= Sejarah Banten =

Javanese chronicle

Sejarah Banten ("History of Banten") is a Javanese chronicle containing stories of conversion to Islam in Indonesia. The manuscripts of the chronicle date from the late 19th century, although two are known to be copies written from the originals in the 1730s and 1740s.
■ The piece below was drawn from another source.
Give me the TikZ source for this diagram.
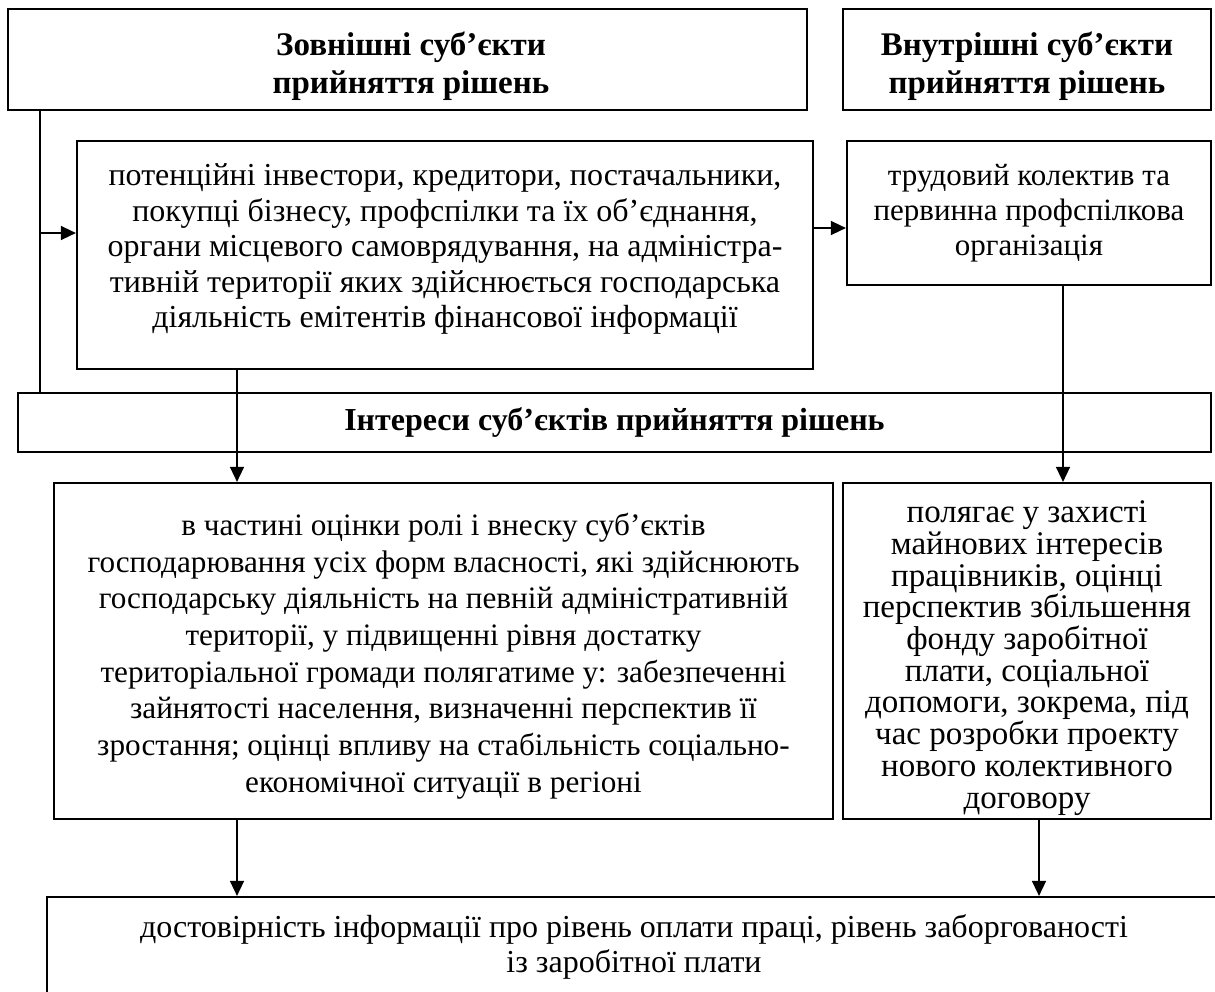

Due to the scarcity and limitations of primary historical records, Sejarah Banten, is one of a number of accounts of Indonesian legends that scholars use to help illuminate aspects of the spread of Islam in Indonesia, the dominant religion in the Indonesian archipelago since the sixteenth century. Similar to the Babad Tanah Jawi ("History of the Land of Java"), Sejarah Banten, there are magical events, however, conversions are not specifically described nor is there emphasis on formal and tangible conversion rituals such as The Confession of Faith and circumcision.

==Story of Sunan Giri==

According to the Sejarah Banten, a foreign holy man, Molana Usalam comes to Blambangan in the Eastern Salient of Java where Islam was not established until the eighteenth century. The daughter of Balambangan's ruler is critically ill, but recovers when Molana Usalam gives her betel nut to chew. She is given to Molana Usalam in marriage but Molana Usalam declines the offer when the princess refuses to adopt his religion of Islam. Moalana Usalam leaves the pregnant princess when he departs Balambangan. Her son is subsequently thrown into the sea in a chest, similar to the story of Moses as found in the Bible and sura XX of the Qur'an. The chest was pulled out of the sea at Gresik and the boy is raised as a Muslim. He becomes the first Sunan of Giri.